Retype each line exactly. Skip images.

** START **

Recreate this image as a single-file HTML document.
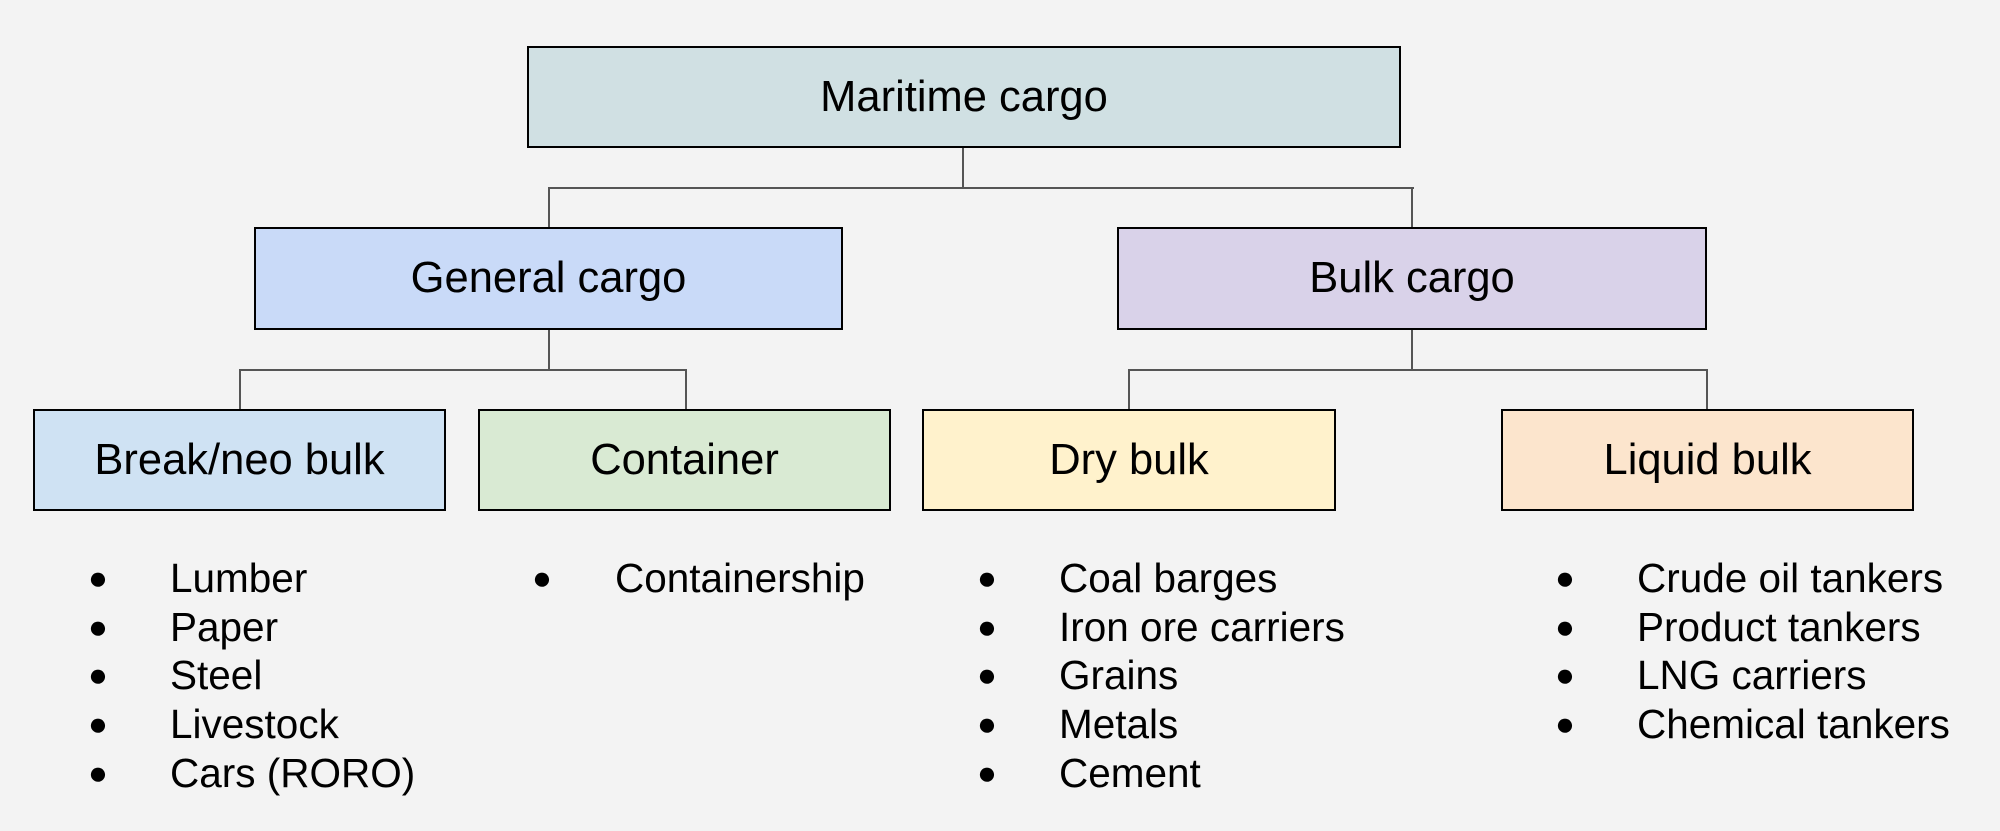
<!DOCTYPE html>
<html><head><meta charset="utf-8"><style>
body{margin:0;width:2000px;height:831px;background:#f3f3f3;position:relative;overflow:hidden;font-family:"Liberation Sans",Arial,sans-serif;color:#000}
.b{position:absolute;border:2px solid #000;box-sizing:border-box;display:flex;align-items:center;justify-content:center;font-size:43.5px}
.l{position:absolute;width:2px;background:#555}
.h{position:absolute;height:2px;background:#555}
.li{position:absolute;font-size:40.5px;line-height:48.7px;white-space:nowrap}
.bu{position:absolute;font-size:33px;line-height:48.7px}
</style></head><body>
<div class="b" style="left:527px;top:46px;width:874px;height:102px;background:#d0e0e3">Maritime cargo</div>
<div class="b" style="left:254px;top:227px;width:589px;height:103px;background:#c9daf8">General cargo</div>
<div class="b" style="left:1117px;top:227px;width:590px;height:103px;background:#d9d2e9">Bulk cargo</div>
<div class="b" style="left:33px;top:409px;width:413px;height:102px;background:#cfe2f3">Break/neo bulk</div>
<div class="b" style="left:478px;top:409px;width:413px;height:102px;background:#d9ead3">Container</div>
<div class="b" style="left:922px;top:409px;width:414px;height:102px;background:#fff2cc">Dry bulk</div>
<div class="b" style="left:1501px;top:409px;width:413px;height:102px;background:#fce5cd">Liquid bulk</div>

<div class="l" style="left:962px;top:148px;height:40px"></div>
<div class="h" style="left:548px;top:187px;width:866px"></div>
<div class="l" style="left:548px;top:187px;height:40px"></div>
<div class="l" style="left:1411px;top:187px;height:40px"></div>

<div class="l" style="left:548px;top:330px;height:40px"></div>
<div class="h" style="left:239px;top:369px;width:448px"></div>
<div class="l" style="left:239px;top:369px;height:40px"></div>
<div class="l" style="left:685px;top:369px;height:40px"></div>

<div class="l" style="left:1411px;top:330px;height:40px"></div>
<div class="h" style="left:1128px;top:369px;width:580px"></div>
<div class="l" style="left:1128px;top:369px;height:40px"></div>
<div class="l" style="left:1706px;top:369px;height:40px"></div>

<div class="bu" style="left:88px;top:554px">●<br>●<br>●<br>●<br>●</div>
<div class="li" style="left:170px;top:554px">Lumber<br>Paper<br>Steel<br>Livestock<br>Cars (RORO)</div>
<div class="bu" style="left:532px;top:554px">●</div>
<div class="li" style="left:615px;top:554px">Containership</div>
<div class="bu" style="left:977px;top:554px">●<br>●<br>●<br>●<br>●</div>
<div class="li" style="left:1059px;top:554px">Coal barges<br>Iron ore carriers<br>Grains<br>Metals<br>Cement</div>
<div class="bu" style="left:1555px;top:554px">●<br>●<br>●<br>●</div>
<div class="li" style="left:1637px;top:554px">Crude oil tankers<br>Product tankers<br>LNG carriers<br>Chemical tankers</div>
</body></html>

** END **

## TASK SOLUTION
Recreate this image as a single-file HTML document.
<!DOCTYPE html>
<html><head><meta charset="utf-8"><style>
body{margin:0;width:2000px;height:831px;background:#f3f3f3;position:relative;overflow:hidden;font-family:"Liberation Sans",Arial,sans-serif;color:#000}
.b{position:absolute;border:2px solid #000;box-sizing:border-box;display:flex;align-items:center;justify-content:center;font-size:43.5px}
.l{position:absolute;width:2px;background:#555}
.h{position:absolute;height:2px;background:#555}
.li{position:absolute;font-size:40.5px;line-height:48.7px;white-space:nowrap}
.bu{position:absolute;font-size:33px;line-height:48.7px}
</style></head><body>
<div class="b" style="left:527px;top:46px;width:874px;height:102px;background:#d0e0e3">Maritime cargo</div>
<div class="b" style="left:254px;top:227px;width:589px;height:103px;background:#c9daf8">General cargo</div>
<div class="b" style="left:1117px;top:227px;width:590px;height:103px;background:#d9d2e9">Bulk cargo</div>
<div class="b" style="left:33px;top:409px;width:413px;height:102px;background:#cfe2f3">Break/neo bulk</div>
<div class="b" style="left:478px;top:409px;width:413px;height:102px;background:#d9ead3">Container</div>
<div class="b" style="left:922px;top:409px;width:414px;height:102px;background:#fff2cc">Dry bulk</div>
<div class="b" style="left:1501px;top:409px;width:413px;height:102px;background:#fce5cd">Liquid bulk</div>

<div class="l" style="left:962px;top:148px;height:40px"></div>
<div class="h" style="left:548px;top:187px;width:866px"></div>
<div class="l" style="left:548px;top:187px;height:40px"></div>
<div class="l" style="left:1411px;top:187px;height:40px"></div>

<div class="l" style="left:548px;top:330px;height:40px"></div>
<div class="h" style="left:239px;top:369px;width:448px"></div>
<div class="l" style="left:239px;top:369px;height:40px"></div>
<div class="l" style="left:685px;top:369px;height:40px"></div>

<div class="l" style="left:1411px;top:330px;height:40px"></div>
<div class="h" style="left:1128px;top:369px;width:580px"></div>
<div class="l" style="left:1128px;top:369px;height:40px"></div>
<div class="l" style="left:1706px;top:369px;height:40px"></div>

<div class="bu" style="left:88px;top:554px">●<br>●<br>●<br>●<br>●</div>
<div class="li" style="left:170px;top:554px">Lumber<br>Paper<br>Steel<br>Livestock<br>Cars (RORO)</div>
<div class="bu" style="left:532px;top:554px">●</div>
<div class="li" style="left:615px;top:554px">Containership</div>
<div class="bu" style="left:977px;top:554px">●<br>●<br>●<br>●<br>●</div>
<div class="li" style="left:1059px;top:554px">Coal barges<br>Iron ore carriers<br>Grains<br>Metals<br>Cement</div>
<div class="bu" style="left:1555px;top:554px">●<br>●<br>●<br>●</div>
<div class="li" style="left:1637px;top:554px">Crude oil tankers<br>Product tankers<br>LNG carriers<br>Chemical tankers</div>
</body></html>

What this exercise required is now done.